Any information or data including, without limitation, specifications, drawings, reprints, or technical information furnished to Customer under this Agreement or any Agreement will remain BAYCOM’s property, will be deemed proprietary, will be kept confidential, and will be promptly returned at BAYCOM’s request. Customer may not disclose, without BAYCOM’s written permission, or as required by law, any such information or data to any person, or use such information or data itself for any purpose other than performing its obligations under the Agreement or any Agreement or SOW. The obligations set forth in this Section will survive the cancellation, termination, or completion of this Agreement or any Agreement.
Unless otherwise agreed in writing, no commercial, financial or technical information disclosed in any manner or at any time by Customer to BAYCOM will be deemed secret or confidential. BAYCOM will have no obligation to provide Customer with access to its confidential and proprietary information, including, without limitation, cost and pricing data.

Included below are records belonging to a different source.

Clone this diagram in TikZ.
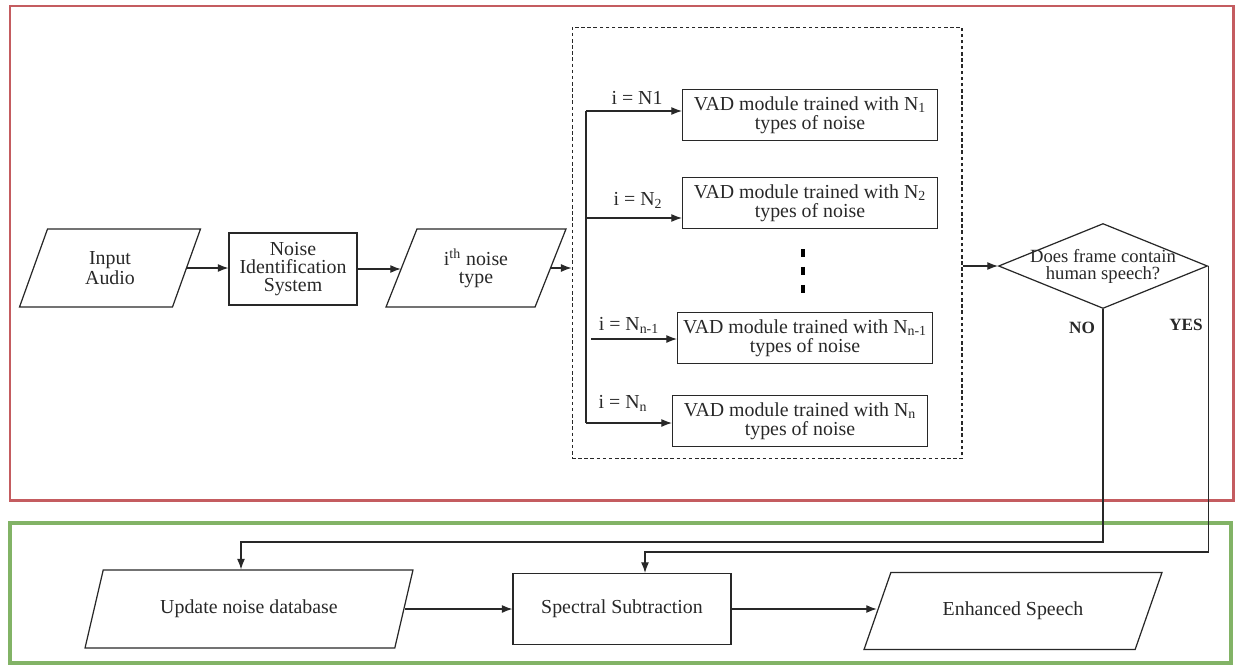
\documentclass[tikz,border=0pt]{standalone}
\usepackage{fontspec}
\setmainfont{Liberation Serif}
\usetikzlibrary{shapes.geometric, arrows.meta, positioning, calc}
\definecolor{framered}{RGB}{196, 92, 96}
\definecolor{framegreen}{RGB}{130, 179, 102}
\definecolor{inkgray}{RGB}{40, 40, 40}
\newcommand{\boxfont}{\fontsize{11.3}{10.2}\selectfont}
\newcommand{\vadfont}{\fontsize{11.3}{11}\selectfont}
\newcommand{\askfont}{\fontsize{10.6}{9.6}\selectfont}
\newcommand{\tagfont}{\fontsize{9.8}{10}\selectfont\bfseries}

\begin{document}
\begin{tikzpicture}[
  x=0.02cm, y=-0.02cm,
  every node/.style={text=inkgray, font=\boxfont},
  pbox/.style={draw=inkgray, line width=0.7pt, rectangle, align=center, inner sep=2pt},
  iobox/.style={draw=inkgray, line width=0.7pt, trapezium, trapezium stretches body, align=center, inner sep=2pt, minimum height=1.56cm},
  vbox/.style={pbox, font=\vadfont, minimum width=5.1cm, minimum height=1.02cm},
  dbox/.style={diamond, draw=inkgray, line width=0.7pt, minimum width=4.18cm, minimum height=1.7cm, inner sep=0pt},
  arr/.style={-{Latex[length=6pt, width=4.5pt]}, line width=0.6pt, draw=inkgray},
  vdots/.style={line width=2pt, draw=black, dash pattern=on 4.5pt off 5.7pt}
]
  \useasboundingbox (0,0) rectangle (1236,666);

  % the two stages
  \draw[framered, line width=1.7pt] (10,6) rectangle (1233,500);
  \draw[framegreen, line width=1.9pt] (10,523) rectangle (1231,663);

  % noise identification
  \node[iobox, trapezium left angle=55, trapezium right angle=125, minimum width=3.62cm] (audio) at (110,268) {Input\\Audio};
  \node[pbox, minimum width=2.56cm, minimum height=1.44cm] (nis) at (293,269) {Noise\\Identification\\System};
  \node[iobox, trapezium left angle=56, trapezium right angle=124, minimum width=3.6cm] (ntype) at (476,268) {i\textsuperscript{th} noise\\type};

  % bank of VAD modules
  \node[draw=inkgray, dash pattern=on 2pt off 1.5pt, line width=0.6pt, minimum width=7.8cm, minimum height=8.64cm, inner sep=0pt] (vadset) at (767,243) {};
  \node[vbox] (vad1) at (810,115) {VAD module trained with N\textsubscript{1}\\types of noise};
  \node[vbox] (vad2) at (810,203) {VAD module trained with N\textsubscript{2}\\types of noise};
  \node[vbox] (vad3) at (805,338) {VAD module trained with N\textsubscript{n-1}\\types of noise};
  \node[vbox] (vad4) at (800,421) {VAD module trained with N\textsubscript{n}\\types of noise};

  \node (sel1) at (637,98) {i = N1};
  \node (sel2) at (638,200) {i = N\textsubscript{2}};
  \node (sel3) at (629,325) {i = N\textsubscript{n-1}};
  \node (sel4) at (623,403) {i = N\textsubscript{n}};

  \draw[vdots] (803,249) -- (803,295);

  % decision
  \node[dbox, label={[align=center, font=\askfont]center:{Does frame contain\\human speech?}}] (ask) at (1103,266) {};
  \node[font=\tagfont] (no) at (1082,328) {NO};
  \node[font=\tagfont] (yes) at (1186,325) {YES};

  % enhancement
  \node[iobox, trapezium left angle=54, trapezium right angle=126, minimum width=6.56cm] (upd) at (249,609) {Update noise database};
  \node[pbox, minimum width=4.36cm, minimum height=1.42cm] (spec) at (622,609) {Spectral Subtraction};
  \node[iobox, trapezium left angle=43, trapezium right angle=137, minimum width=5.96cm, minimum height=1.54cm] (enh) at (1013,611) {Enhanced Speech};

  % connectors
  \draw[arr] (audio.east) -- (audio.east -| nis.west);
  \draw[arr] (nis.east) -- (nis.east -| ntype.west);
  \draw[arr] (ntype.east) -- (ntype.east -| vadset.west);

  \coordinate (b1) at (586,111);
  \coordinate (b2) at (586,218);
  \coordinate (b3) at (591,339);
  \coordinate (b4) at (586,423);
  \draw[line width=0.6pt, draw=inkgray] (b1) -- (b4);
  \foreach \k in {1,...,4}
    \draw[arr] (b\k) -- (b\k -| vad\k.west);

  \draw[arr] (vadset.east |- ask.west) -- (ask.west);

  \coordinate (nobend) at (241,542);
  \coordinate (yesbend) at (645,552);
  \draw[arr] (ask.south) |- (nobend) -- (nobend |- upd.north);
  \draw[arr] (ask.east) |- (yesbend) -- (yesbend |- spec.north);
  \draw[arr] (upd.east) -- (upd.east -| spec.west);
  \draw[arr] (spec.east) -- (spec.east -| enh.west);
\end{tikzpicture}
\end{document}
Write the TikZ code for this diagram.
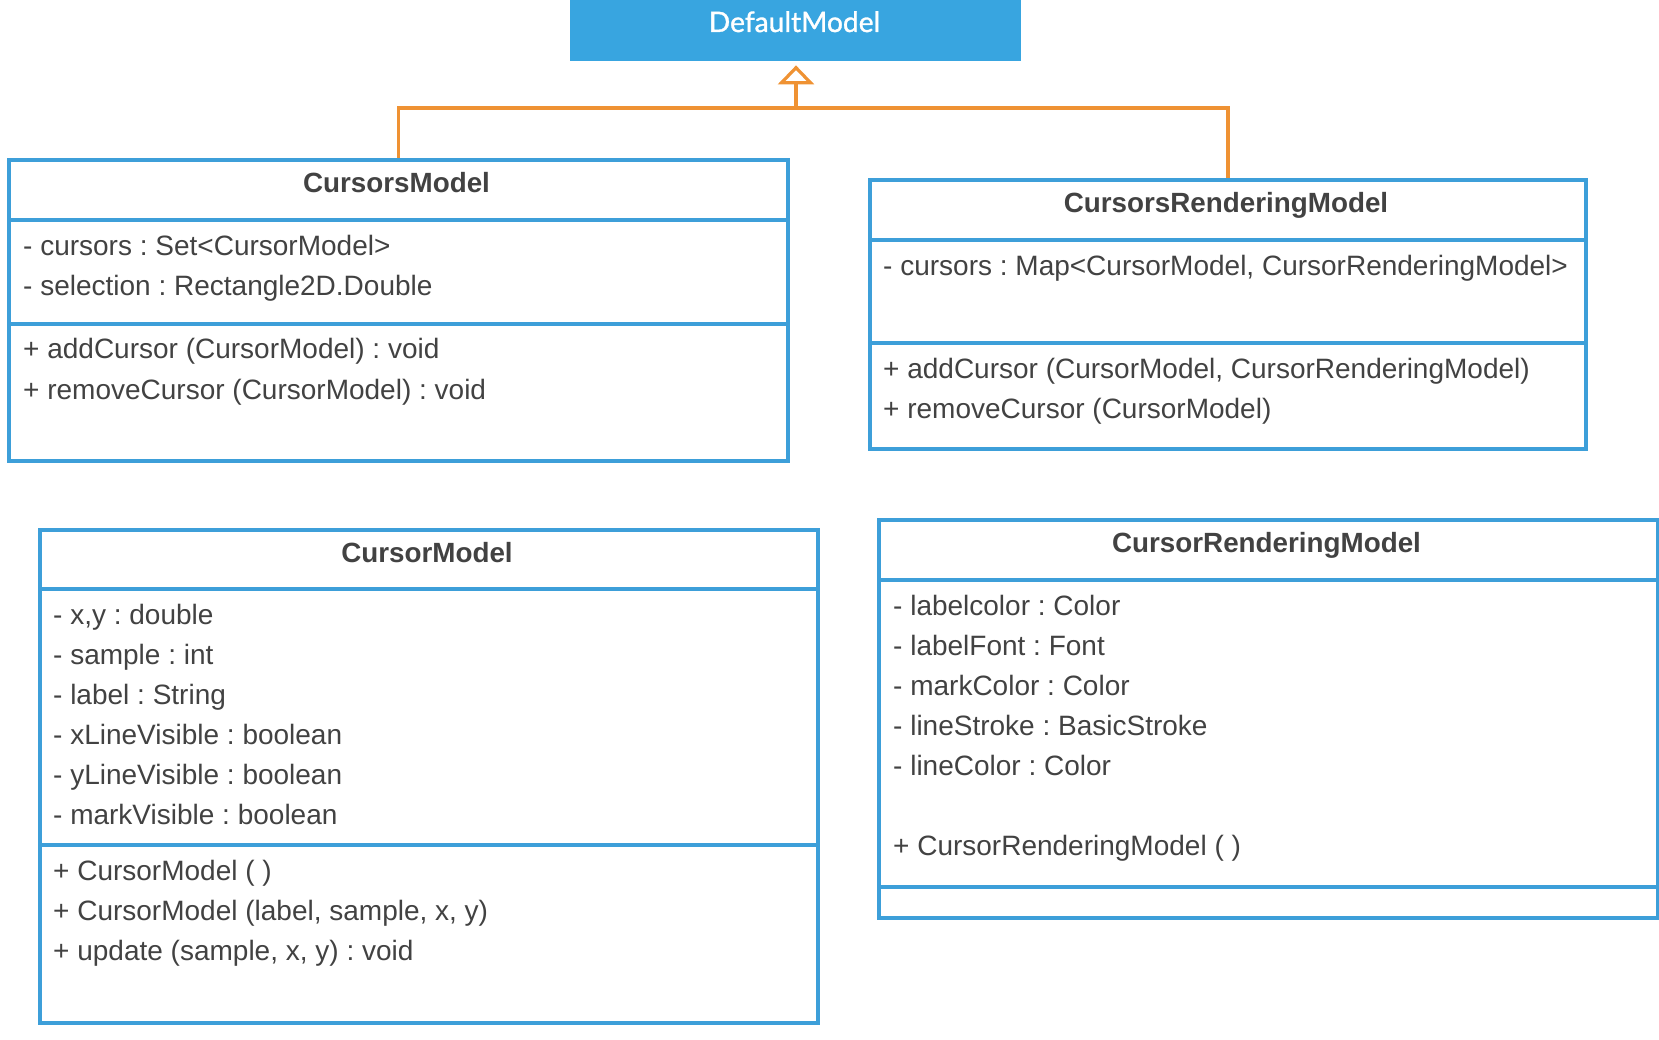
\documentclass[tikz,border=0pt]{standalone}
\usepackage{fontspec}
\setmainfont{Liberation Sans}
\newfontfamily\latofont{Lato}[FakeBold=1.2]
\usetikzlibrary{arrows.meta}
\definecolor{boxblue}{HTML}{3D9FD9}
\definecolor{fillblue}{HTML}{38A5E0}
\definecolor{umlorange}{HTML}{EF9233}
\definecolor{txtgray}{HTML}{424242}
\frenchspacing
\tikzset{
  classbox/.style={draw=boxblue, line width=4pt, fill=white, inner sep=0pt, anchor=north west},
  divline/.style={draw=boxblue, line width=4pt},
  member/.style={anchor=base west, inner sep=0pt, text=txtgray, font=\fontsize{28}{33}\selectfont},
  ctitle/.style={anchor=base, inner sep=0pt, text=txtgray, font=\fontsize{27.8}{33}\selectfont\bfseries},
  inherit/.style={draw=umlorange, line width=3.2pt},
}
\begin{document}
\begin{tikzpicture}[x=1pt,y=-1pt]
\frenchspacing
\useasboundingbox (0,0) rectangle (1659,1040);
% DefaultModel
\node[fill=fillblue, inner sep=0pt, minimum width=451pt, minimum height=61pt, anchor=north west] (dm) at (570,0) {};
\node[anchor=base, inner sep=0pt, text=white, font=\latofont\fontsize{28.2}{33}\selectfont] (dmt) at (794.5,32) {DefaultModel};
% CursorsModel
\node[classbox, minimum width=779pt, minimum height=301pt] (A) at (7,158) {};
\draw[divline] (A.west |- 0,220) -- (A.east |- 0,220);
\draw[divline] (A.west |- 0,324) -- (A.east |- 0,324);
\node[ctitle] (At) at (396.5,193) {CursorsModel};
\node[member] (A1) at (23,255.5) {- cursors : Set<CursorModel>};
\node[member] (A2) at (23,295.5) {- selection : Rectangle2D.Double};
\node[member] (A3) at (23,359) {+ addCursor (CursorModel) : void};
\node[member] (A4) at (23,399) {+ removeCursor (CursorModel) : void};
% CursorsRenderingModel
\node[classbox, minimum width=716pt, minimum height=269pt] (B) at (868,178) {};
\draw[divline] (B.west |- 0,240) -- (B.east |- 0,240);
\draw[divline] (B.west |- 0,343) -- (B.east |- 0,343);
\node[ctitle] (Bt) at (1226,212.5) {CursorsRenderingModel};
\node[member] (B1) at (883,275.5) {- cursors : Map<CursorModel, CursorRenderingModel>};
\node[member] (B2) at (883,378.5) {+ addCursor (CursorModel, CursorRenderingModel)};
\node[member] (B3) at (883,418.5) {+ removeCursor (CursorModel)};
% CursorModel
\node[classbox, minimum width=778pt, minimum height=493pt] (C) at (38,528) {};
\draw[divline] (C.west |- 0,589) -- (C.east |- 0,589);
\draw[divline] (C.west |- 0,845) -- (C.east |- 0,845);
\node[ctitle] (Ct) at (427,562.5) {CursorModel};
\node[member] (C1) at (53,624.5) {- x,y : double};
\node[member] (C2) at (53,664.5) {- sample : int};
\node[member] (C3) at (53,704.5) {- label : String};
\node[member] (C4) at (53,744.5) {- xLineVisible : boolean};
\node[member] (C5) at (53,784.5) {- yLineVisible : boolean};
\node[member] (C6) at (53,824.5) {- markVisible : boolean};
\node[member] (C7) at (53,880.5) {+ CursorModel ( )};
\node[member] (C8) at (53,920.5) {+ CursorModel (label, sample, x, y)};
\node[member] (C9) at (53,960.5) {+ update (sample, x, y) : void};
% CursorRenderingModel
\node[classbox, minimum width=779pt, minimum height=398pt] (D) at (877,518) {};
\draw[divline] (D.west |- 0,580) -- (D.east |- 0,580);
\draw[divline] (D.west |- 0,887) -- (D.east |- 0,887);
\node[ctitle] (Dt) at (1266.5,552.5) {CursorRenderingModel};
\node[member] (D1) at (893,615.5) {- labelcolor : Color};
\node[member] (D2) at (893,655.5) {- labelFont : Font};
\node[member] (D3) at (893,695.5) {- markColor : Color};
\node[member] (D4) at (893,735.5) {- lineStroke : BasicStroke};
\node[member] (D5) at (893,775.5) {- lineColor : Color};
\node[member] (D6) at (893,855.5) {+ CursorRenderingModel ( )};
% inheritance
\coordinate (hub) at (796,108);
\draw[inherit] (A.north) |- (hub);
\draw[inherit] (B.north) |- (hub);
\draw[inherit, -{Triangle[open, length=19pt, width=36pt, fill=white]}] (hub) -- ([yshift=-4pt]dm.south -| hub);
\end{tikzpicture}
\end{document}
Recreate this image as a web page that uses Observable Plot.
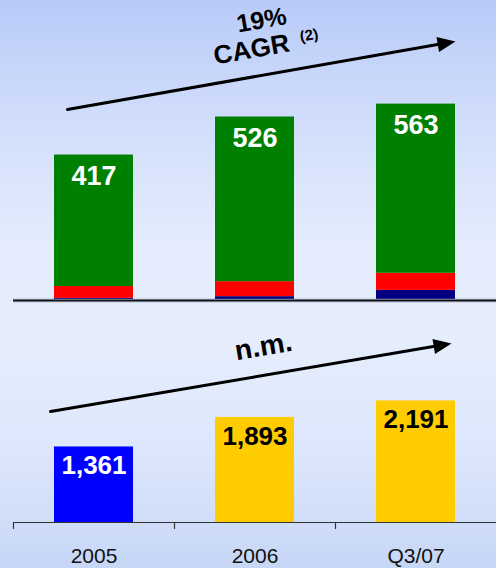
<!DOCTYPE html>
<html>
<head>
<meta charset="utf-8">
<script src="https://cdn.jsdelivr.net/npm/d3@7"></script>
<script src="https://cdn.jsdelivr.net/npm/@observablehq/plot@0.6"></script>
<style>
  html, body { margin: 0; padding: 0; }
  body {
    width: 496px;
    height: 568px;
    overflow: hidden;
    font-family: "Liberation Sans", Arial, sans-serif;
    background: linear-gradient(to bottom,
      #b8cbf8 0%, #d2defb 22%, #e3ebfd 42%, #e6eefd 58%,
      #dfe8fc 76%, #d2dff9 90%, #c6d6f6 100%);
  }
  #chart svg { display: block; }
</style>
</head>
<body>
<div id="chart"></div>
<script>
// Periods on the shared category axis
const periods = ["2005", "2006", "Q3/07"];

// Upper panel: stacked components per period
const segments = ["lower", "middle", "upper"];
const lowerValues = [6, 11, 29];
const middleValues = [34, 43, 49];
const upperValues = [377, 472, 485];
const upperTotals = [417, 526, 563];

// Lower panel: one value per period
const lowerPanelValues = [1361, 1893, 2191];

// Trend annotations (start / end levels in each panel's units)
const upperTrend = [{start: "2005", end: "Q3/07", from: 561, to: 723}];
const lowerTrend = [{start: "2005", end: "Q3/07", from: 2133, to: 3117}];
const upperTrendLabels = ["19%", "CAGR"];
const upperTrendNote = "(2)";
const lowerTrendLabel = "n.m.";

const font = "'Liberation Sans', Arial, sans-serif";
const fmt = d3.format(",");

// Filled arrow head, tip at the origin, pointing along +x
const arrowHead = {
  draw(context, size) {
    const l = Math.sqrt(size / Math.PI);
    context.moveTo(0, 0);
    context.lineTo(-l, -0.42 * l);
    context.lineTo(-l, 0.42 * l);
    context.closePath();
  }
};

// Long-format rows for the stack
const stackRows = [];
periods.forEach((p, i) => {
  stackRows.push({period: p, segment: "lower", value: lowerValues[i]});
  stackRows.push({period: p, segment: "middle", value: middleValues[i]});
  stackRows.push({period: p, segment: "upper", value: upperValues[i]});
});
const totalRows = periods.map((p, i) => ({period: p, total: upperTotals[i]}));
const lowerRows = periods.map((p, i) => ({period: p, value: lowerPanelValues[i]}));

const upperChart = Plot.plot({
  width: 496,
  height: 310,
  marginTop: 0,
  marginBottom: 10,
  marginLeft: 13,
  marginRight: 0,
  style: {background: "transparent", fontFamily: font, overflow: "visible"},
  x: {domain: periods, padding: 0, axis: null},
  y: {domain: [0, 860], axis: null},
  color: {domain: segments, range: ["#000080", "#ff0000", "#008000"]},
  marks: [
    Plot.barY(stackRows, {x: "period", y: "value", fill: "segment", insetLeft: 41, insetRight: 41}),
    Plot.ruleY([0], {stroke: "#8a93a8", strokeWidth: 3.5}),
    Plot.ruleY([0], {stroke: "#111", strokeWidth: 1.5}),
    Plot.text(totalRows, {
      x: "period", y: "total", text: d => fmt(d.total), dy: 21,
      lineAnchor: "middle", fill: "white", fontSize: 27, fontWeight: "bold"
    }),
    Plot.arrow(upperTrend, {
      x1: "start", y1: "from", x2: "end", y2: "to",
      stroke: "black", strokeWidth: 3, headLength: 0,
      insetStart: -26.9, insetEnd: -32
    }),
    Plot.dot(upperTrend, {
      x: "end", y: "to", symbol: arrowHead, r: 18, fill: "black", stroke: "none",
      rotate: -9.94, dx: 39.5, dy: -6.9
    }),
    Plot.text([upperTrendLabels[0]], {
      x: () => "2006", y: () => 803, text: d => d, dx: 6.5, rotate: -10,
      lineAnchor: "middle", fontSize: 25, fontWeight: "bold", fill: "black"
    }),
    Plot.text([upperTrendLabels[1]], {
      x: () => "2006", y: () => 719, text: d => d, dx: -3.5, rotate: -10,
      lineAnchor: "middle", fontSize: 26, fontWeight: "bold", fill: "black"
    }),
    Plot.text([upperTrendNote], {
      x: () => "2006", y: () => 760, text: d => d, dx: 54, rotate: -10,
      lineAnchor: "middle", fontSize: 15, fontWeight: "bold", fill: "black"
    })
  ]
});

const lowerChart = Plot.plot({
  width: 496,
  height: 258,
  marginTop: 0,
  marginBottom: 46,
  marginLeft: 13,
  marginRight: 0,
  style: {background: "transparent", fontFamily: font, overflow: "visible"},
  x: {domain: periods, padding: 0, label: null},
  y: {domain: [0, 3820], axis: null},
  color: {domain: periods, range: ["#0000ff", "#ffcc00", "#ffcc00"]},
  marks: [
    Plot.barY(lowerRows, {x: "period", y: "value", fill: "period", insetLeft: 41, insetRight: 41}),
    Plot.ruleY([0], {stroke: "#333", strokeWidth: 1.2}),
    Plot.ruleX(periods, {x: d => d, y1: 0, y2: -126, dx: -80.5, stroke: "#333", strokeWidth: 1.2}),
    Plot.axisX({tickSize: 0, tickPadding: 26, fontSize: 21, label: null, fill: "#111"}),
    Plot.text(lowerRows, {
      filter: d => d.period === "2005",
      x: "period", y: "value", text: d => fmt(d.value), dy: 19,
      lineAnchor: "middle", fill: "white", fontSize: 26, fontWeight: "bold"
    }),
    Plot.text(lowerRows, {
      filter: d => d.period !== "2005",
      x: "period", y: "value", text: d => fmt(d.value), dy: 19,
      lineAnchor: "middle", fill: "black", fontSize: 26, fontWeight: "bold"
    }),
    Plot.arrow(lowerTrend, {
      x1: "start", y1: "from", x2: "end", y2: "to",
      stroke: "black", strokeWidth: 3, headLength: 0,
      insetStart: -44.1, insetEnd: -28
    }),
    Plot.dot(lowerTrend, {
      x: "end", y: "to", symbol: arrowHead, r: 18, fill: "black", stroke: "none",
      rotate: -9.62, dx: 35.5, dy: -6.0
    }),
    Plot.text([lowerTrendLabel], {
      x: () => "2006", y: () => 3171, text: d => d, dx: 8.5, rotate: -9.6,
      lineAnchor: "middle", fontSize: 28, fontWeight: "bold", fill: "black"
    })
  ]
});

const root = document.getElementById("chart");
root.append(upperChart, lowerChart);
</script>
</body>
</html>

SECTION 17 – LICENSES AND OTHER AUTHORIZATIONS.
Customer is solely responsible for obtaining licenses or other manufacturer authorizations required by the Federal Communications Commission or any other federal, state, or local government agency and for complying with all rules and regulations required by such agencies. Neither BAYCOM nor any of its employees is the agent or representative of Customer in any governmental matters.
SECTION 18 – COVENANT NOT TO EMPLOY.
During the term of this Agreement and each Agreement, and continuing for a period of two (2) years thereafter, Customer agrees not to solicit the employment of, nor to recommend employment to any third party of any BAYCOM employee or BAYCOM subcontractor with whom there is contact during the term of this Agreement or any Agreement without the prior, written authorization of BAYCOM. If, at any time, this provision is found to be overly broad under the laws of the applicable jurisdiction, this provision shall be modified as necessary to conform to such laws rather than be stricken therefrom.
SECTION 19 – MATERIALS, TOOLS AND EQUIPMENT.
All tools, equipment, dies, gauges, models, drawings or other materials paid for or furnished by BAYCOM for the purpose of this Agreement and any Agreement will be and remain the sole property of BAYCOM. Customer will safeguard all such property while it is in Customer’s custody or control, be liable for any loss or damage to such property, and return it to BAYCOM upon request. Such property will be held by Customer for BAYCOM’s use without charge and may be removed from Customer’s premises by BAYCOM at any time without restriction.
SECTION 20 – GENERAL TERMS.
If any portion of this Agreement or any Agreement is rendered unenforceable, illegal, or invalid, the remaining terms will continue in full force and effect.
This Agreement and each Agreement and the rights and duties of the parties will be governed and interpreted in accordance with the laws of the State of Wisconsin.
The sole and exclusive venue for any proceeding arising out of this Agreement or any Agreement shall be a state or federal court having jurisdiction in Brown County, Wisconsin. Customer hereby waives, to the fullest extent permitted by law: (i) any objection that Customer may now or hereafter have to venue of any suit, action or other proceeding brought in such court; (ii) any claim that any proceeding brought in such court has been brought in the inconvenient forum; and (iii) any defense Customer may now or hereafter have based on lack of personal jurisdiction in such forum.
Failure to exercise any right will not operate as a waiver of that right, power, or privilege. Except for money due upon the open account, no action may be brought for any breach of this Agreement more than one (1) year after the accrual of such cause of action. Customer agrees to reimburse BAYCOM for all costs and expenses, including, without limitation, reasonable attorney’s fees, incurred by BAYCOM in enforcing its rights under this Agreement or any Agreement.